Use of Trees as Biomonitors to Detect Spatial Patterns in Metal Air Pollution

Abstract

In the US, combustion of fossil fuels, industrial production, and other anthropogenic activities contribute to increasing levels of atmospheric heavy metal pollution, which in high quantities can negatively affect human health. Although tree plantings are often recommended as a remedy for poor air quality, in-situ studies have been limited to quantifying the deposition of air pollutants onto the foliage of individual trees. No studies have investigated heavy metal deposition across multiple canopies within a city. Because air pollution can vary substantially over small (<100m) distances, it is likely that different neighborhoods may experience pollution differently. To understand the use of trees as biomonitors, this study collected tree leaf samples before and after rain periods, as well as throughfall samples to detect heavy metal pollution across seventeen forest patches in Baltimore City. Leaves were rinsed, and the rinsate was filtered using gravimetric methods. The rinsate was then analyzed for metal concentration using mass spectrometry. Values from the pre-rain and post-rain samples were compared to investigate pollutant rinse-off, which appeared to only occur for chromium under heavier rain (<0.36mm) conditions, whereas iron and nickel appeared to be wet deposited during these rain events.

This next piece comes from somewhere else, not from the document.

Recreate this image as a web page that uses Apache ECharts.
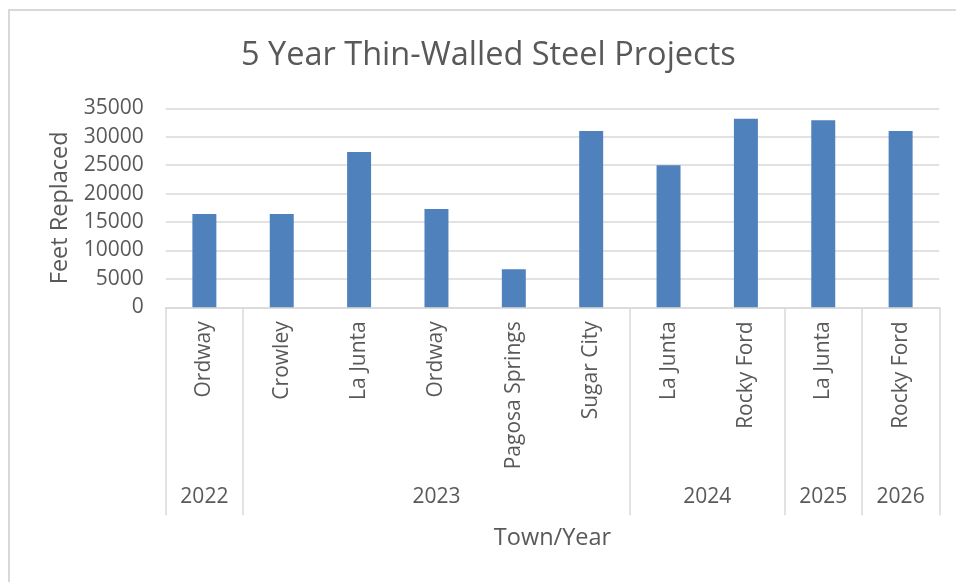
<!DOCTYPE html>
<html>
<head>
<meta charset="utf-8">
<script src="https://cdn.jsdelivr.net/npm/echarts@6/dist/echarts.min.js"></script>
<style>
  html, body { margin: 0; padding: 0; background: #fff; overflow: hidden; }
  #frame { position: absolute; left: 8px; top: 9px; width: 2000px; height: 2000px;
           border-top: 2px solid #d9d9d9; border-left: 2px solid #d9d9d9; }
  #chart { position: absolute; left: 0; top: 0; width: 956px; height: 582px; }
</style>
</head>
<body>
<div id="frame"></div>
<div id="chart"></div>
<script>
const towns = ['Ordway', 'Crowley', 'La Junta', 'Ordway', 'Pagosa Springs', 'Sugar City',
               'La Junta', 'Rocky Ford', 'La Junta', 'Rocky Ford']
const feetReplaced = [16400, 16400, 27300, 17300, 6700, 31000, 25000, 33150, 32900, 31000]
const years = ['2022', '2023', '2024', '2025', '2026']
const townsPerYear = [1, 5, 2, 1, 1]

const textColor = '#595959'
const lineColor = '#d9d9d9'
const font = '"Open Sans", "Noto Sans", sans-serif'

// year row: half-category steps, ticks on group edges, labels on group centres
const halfSteps = []
for (let i = 0; i <= towns.length * 2; i++) halfSteps.push(i)
const edgeSteps = [0]
const yearAt = {}
let acc = 0
townsPerYear.forEach((n, i) => {
  yearAt[acc * 2 + n] = years[i]
  acc += n
  edgeSteps.push(acc * 2)
})

const chart = echarts.init(document.getElementById('chart'))

chart.setOption({
  animation: false
  , title: {
    text: '5 Year Thin-Walled Steel Projects'
    , left: 236
    , top: 34
    , textStyle: { fontFamily: font, fontSize: 32.5, fontWeight: 'normal', color: textColor }
  }
  , grid: { left: 165.7, right: 16.7, top: 108.3, bottom: 274.7 }
  , xAxis: [{
      type: 'category'
      , data: towns
      , name: 'Town/Year'
      , nameLocation: 'middle'
      , nameGap: 219
      , nameTextStyle: { fontFamily: font, fontSize: 23.5, color: textColor }
      , axisLine: { lineStyle: { color: lineColor, width: 1.5 } }
      , axisTick: { show: false }
      , axisLabel: { rotate: 90, margin: 14, fontFamily: font, fontSize: 21, color: textColor, interval: 0 }
    }
    , {
      type: 'category'
      , position: 'bottom'
      , boundaryGap: false
      , data: halfSteps
      , axisLine: { show: false }
      , axisTick: {
          show: true
          , length: 208
          , interval: (i) => edgeSteps.indexOf(i) >= 0
          , lineStyle: { color: lineColor, width: 1.5 }
        }
      , axisLabel: {
          margin: 179
          , interval: (i) => yearAt[i] !== undefined
          , formatter: (v) => yearAt[v] || ''
          , fontFamily: font, fontSize: 21, color: textColor
        }
    }]
  , yAxis: {
    type: 'value'
    , min: 0
    , max: 35000
    , interval: 5000
    , name: 'Feet Replaced'
    , nameLocation: 'middle'
    , nameGap: 88
    , nameTextStyle: { fontFamily: font, fontSize: 23.5, color: textColor }
    , axisLine: { show: false }
    , axisTick: { show: false }
    , axisLabel: { margin: 22, fontFamily: font, fontSize: 21, color: textColor, formatter: (v) => String(v) }
    , splitLine: { lineStyle: { color: lineColor, width: 1.5 } }
  }
  , series: [{
    type: 'bar'
    , xAxisIndex: 0
    , data: feetReplaced
    , barWidth: '31%'
    , itemStyle: { color: '#4f81bd' }
  }]
})
</script>
</body>
</html>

Chromium tended to be more abundant in dry deposition, whereas nickel was more abundant in wet deposition. Iron appeared to be common in both. Comparisons of metal concentrations across the three sample types showed that iron tended to be most abundant overall, though nickel concentrations increased at the end of summer. Chromium concentrations decreased through the summer. Average metal concentrations sometimes showed significant differences among sites, with some sites showing very high concentrations compared to others. However, the relationship between these values and known sources of air pollution are still unclear.